T.C. Anayasası 36. Maddesi; “Herkes ….. adil yargılanma hakkına sahiptir.”hükmünü içerir.Türkiye’nin de taraf olduğu Avrupa İnsan Hakları Sözleşmesi’nin adil yargılanma başlığı taşıyan 6. Maddesinde; “Herkes …. davasının ….. hakkaniyete uygun …… olarak görülmesini istemek hakkına sahiptir.” denilmektedir.
Adil yargılanma hakkının en önemli alt kavramlarından birisi, silahların eşitliği ilkesidir. Yargılamada taraflar arasında adil, hakkaniyete uygun bir denge kurulması gerekir.
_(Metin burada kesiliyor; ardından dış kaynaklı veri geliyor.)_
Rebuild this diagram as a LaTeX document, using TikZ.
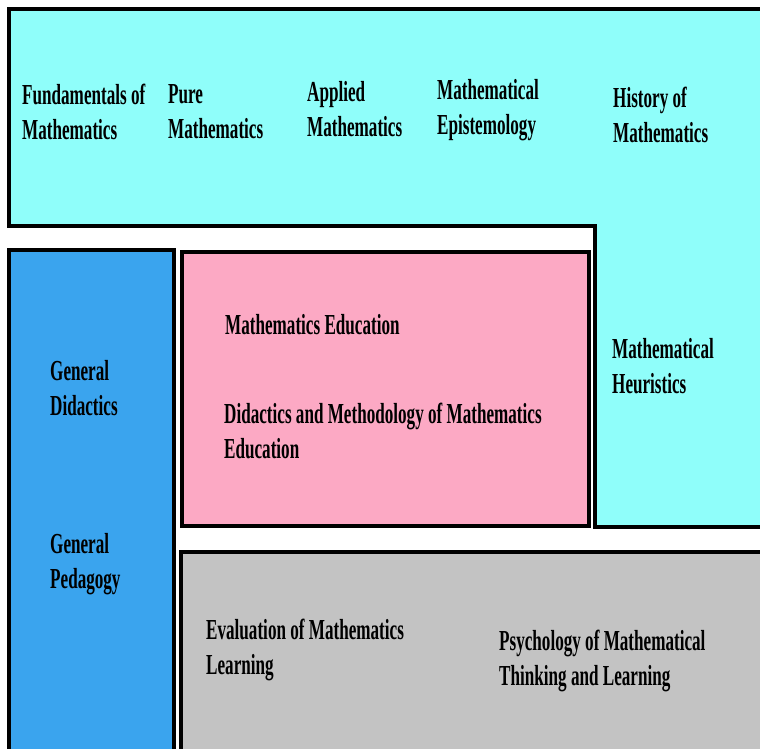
\documentclass[tikz,border=0pt]{standalone}
\usepackage{fontspec}
\setmainfont{Liberation Serif}[FakeStretch=0.59]
\usetikzlibrary{positioning}
\definecolor{mathcyan}{HTML}{8FFEFA}
\definecolor{didblue}{HTML}{3AA4EE}
\definecolor{edupink}{HTML}{FCA9C4}
\definecolor{psygray}{HTML}{C3C3C3}
\tikzset{
  area/.style={draw=black, line width=3.5pt},
  label/.style={anchor=west, inner sep=0pt, align=left,
    font=\bfseries\fontsize{29}{35}\selectfont}
}

\begin{document}
\begin{tikzpicture}[x=1pt, y=-1pt]
    \useasboundingbox[fill=white] (0,0) rectangle (760,749);
    % mathematics (L shape)
    \draw[area, fill=mathcyan] (9,9) -- (770,9) -- (770,527) -- (595,527)
      -- (595,226) -- (9,226) -- cycle;
    % didactics and pedagogy
    \draw[area, fill=didblue] (9,250) rectangle (174,760);
    % mathematics education
    \draw[area, fill=edupink] (182,252) rectangle (589,526);
    % evaluation and psychology
    \draw[area, fill=psygray] (181,552) rectangle (770,760);

    \node[label] (fundam) at (22,112) {Fundamentals of\\Mathematics};
    \node[label] (pure) at (168,112) {Pure\\Mathematics};
    \node[label] (applied) at (307,109) {Applied\\Mathematics};
    \node[label] (episte) at (437,110) {Mathematical\\Epistemology};
    \node[label] (history) at (613,115) {History of\\Mathematics};
    \node[label] (heurist) at (612,366) {Mathematical\\Heuristics};
    \node[label] (gendid) at (50,388) {General\\Didactics};
    \node[label] (genped) at (50,564) {General\\Pedagogy};
    \node[label] (mathedu) at (225,325) {Mathematics Education};
    \node[label] (didmeth) at (224,431) {Didactics and Methodology of Mathematics\\Education};
    \node[label] (evalua) at (206,650) {Evaluation of Mathematics\\Learning};
    \node[label] (psycho) at (499,661) {Psychology of Mathematical\\Thinking and Learning};
  \end{tikzpicture}
\end{document}
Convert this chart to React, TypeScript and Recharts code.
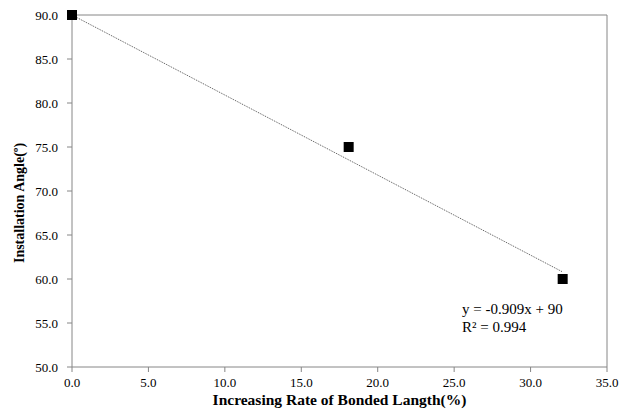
import React from 'react';
import { ScatterChart, Scatter, XAxis, YAxis, ReferenceLine } from 'recharts';

const rateValues = [0, 18.1, 32.1];
const angleValues = [90, 75, 60];
const trendX = [0, 32.1];
const trendY = [90, 60.8];
const xTicks = [0, 5, 10, 15, 20, 25, 30, 35];
const yTicks = [50, 55, 60, 65, 70, 75, 80, 85, 90];

const points = rateValues.map((x, i) => ({ x, y: angleValues[i] }));
const trend = trendX.map((x, i) => ({ x, y: trendY[i] }));

const serif = '"Liberation Serif", "Times New Roman", serif';
const axisGray = '#868686';

const Square = (props: any) => {
  const { cx, cy } = props;
  return <rect x={cx - 5} y={cy - 5} width={10} height={10} fill="#000" />;
};

const NoDot = () => <g />;

const XTick = (props: any) => {
  const { x, y, payload } = props;
  return (
    <text x={x} y={y + 9} textAnchor="middle" fontFamily={serif} fontSize={13} fill="#000">
      {Number(payload.value).toFixed(1)}
    </text>
  );
};

const YTick = (props: any) => {
  const { x, y, payload } = props;
  return (
    <text x={x} y={y + 4.5} textAnchor="end" fontFamily={serif} fontSize={13} fill="#000">
      {Number(payload.value).toFixed(1)}
    </text>
  );
};

// y label drawn by hand so it sits a bit below the plot's middle, like the original
const YLabel = (props: any) => {
  const vb = props.viewBox || {};
  const x = vb.x + 5;
  const y = vb.y + vb.height / 2 + 12;
  return (
    <text
      x={x}
      y={y}
      transform={`rotate(-90, ${x}, ${y})`}
      textAnchor="middle"
      style={{ fill: '#000', fontSize: 14, fontWeight: 'bold', fontFamily: serif }}
    >
      Installation Angle(º)
    </text>
  );
};

const App = () => {
  return (
    <div style={{ position: 'absolute', left: 0, top: 0, width: 626, height: 410, background: '#fff', fontFamily: serif }}>
      <ScatterChart width={626} height={410} margin={{ top: 15, right: 19, bottom: 0, left: 19 }}>
        <XAxis
          type="number"
          dataKey="x"
          domain={[0, 35]}
          ticks={xTicks}
          stroke={axisGray}
          tickSize={5}
          tickMargin={6}
          height={43}
          tick={<XTick />}
          label={{
            value: 'Increasing Rate of Bonded Langth(%)',
            position: 'insideBottom',
            offset: 5,
            style: { fill: '#000', fontSize: 15.5, fontWeight: 'bold', fontFamily: serif }
          }}
        />
        <YAxis
          type="number"
          dataKey="y"
          domain={[50, 90]}
          ticks={yTicks}
          stroke={axisGray}
          tickSize={5}
          tickMargin={9}
          width={53}
          tick={<YTick />}
          label={<YLabel />}
        />
        <ReferenceLine y={90} stroke={axisGray} />
        <ReferenceLine x={35} stroke={axisGray} />
        <Scatter
          data={trend}
          line={{ stroke: '#555', strokeWidth: 1, strokeDasharray: '1 1' }}
          shape={NoDot}
          isAnimationActive={false}
        />
        <Scatter data={points} shape={Square} isAnimationActive={false} />
      </ScatterChart>
      <div style={{ position: 'absolute', left: 462, top: 300, fontSize: 15, lineHeight: '18px', color: '#000' }}>
        <div>y = -0.909x + 90</div>
        <div>R² = 0.994</div>
      </div>
    </div>
  );
};

export default App;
Anayasa’nın 2. Maddesiyle benimsenen hukuk devletinde, hukuki güvenliği sağlayan bir düzen kurulması asıldır. Böyle bir düzende devlete güven ilkesi vazgeçilmez temel unsurlardandır. Hukuk devletinde yasama, yürütme ve yargının hukuka bağlı olması gerekir. Yargısı hukuka bağlı olmayan bir devlette vatandaşların kendilerini güvencede hissedebileceklerini söylemek mümkün değildir.
Hukuk devletinde bireyler devlete güven duyabilmeli aynı şekilde devlet de bu güveni vatandaşa verebilmelidir.
Kesin hükme saygı uluslar arası hukuk düzenine özgü hukukun genel ilkelerinden biri olarak da kabul görmektedir. . Eğer bir hukuk sistemi içerisinde yargının verdiği ve bağlayıcı olan bir kesin hüküm işlevsiz bir duruma getirilmiş ise adil yargılanma hakkının sağladığı güvencelerden söz edemeyiz.
Somut olayda, Mahkemece verilen karar esas yönünden, Yargıtay 1.Hukuk Dairesi’nce onanarak kesinleşmiştir. Kesin hüküm gücü kazanan bir kararın, bozmaya konu edilmesi, kamu düzenini bozacak bir sonuç yaratır. Mahkemece hak düşürücü süre yönünden davanın reddine ilişkin karar esas yönünden onanıp kesinleştiğine göre, bozma ilamına konu edilmesi doğru değildir. Bu durum, uluslararası hukuk düzeninde kabul görmüş ilkelere, T.C Anayasası’nın 2. maddesinde belirtilen hukuk devleti ilkesine, hukuki güvenlik ilkesine, adil yargılanma hakkına aykırılık teşkil eder. Devlete ve yargıya güveni ciddi bir şekilde sarsar. Açıkladığım nedenlerden dolayı Mahkemece verilen hükmün esası ile ilgili karar kesinleşmiş olduğundan mahkemece esasa ilişkin verilen kısmen kabul kararının bu nedenle bozulması gerektiği kanaatinde olduğumdan sayın çoğunluğun bozma gerekçesine katılmıyorum.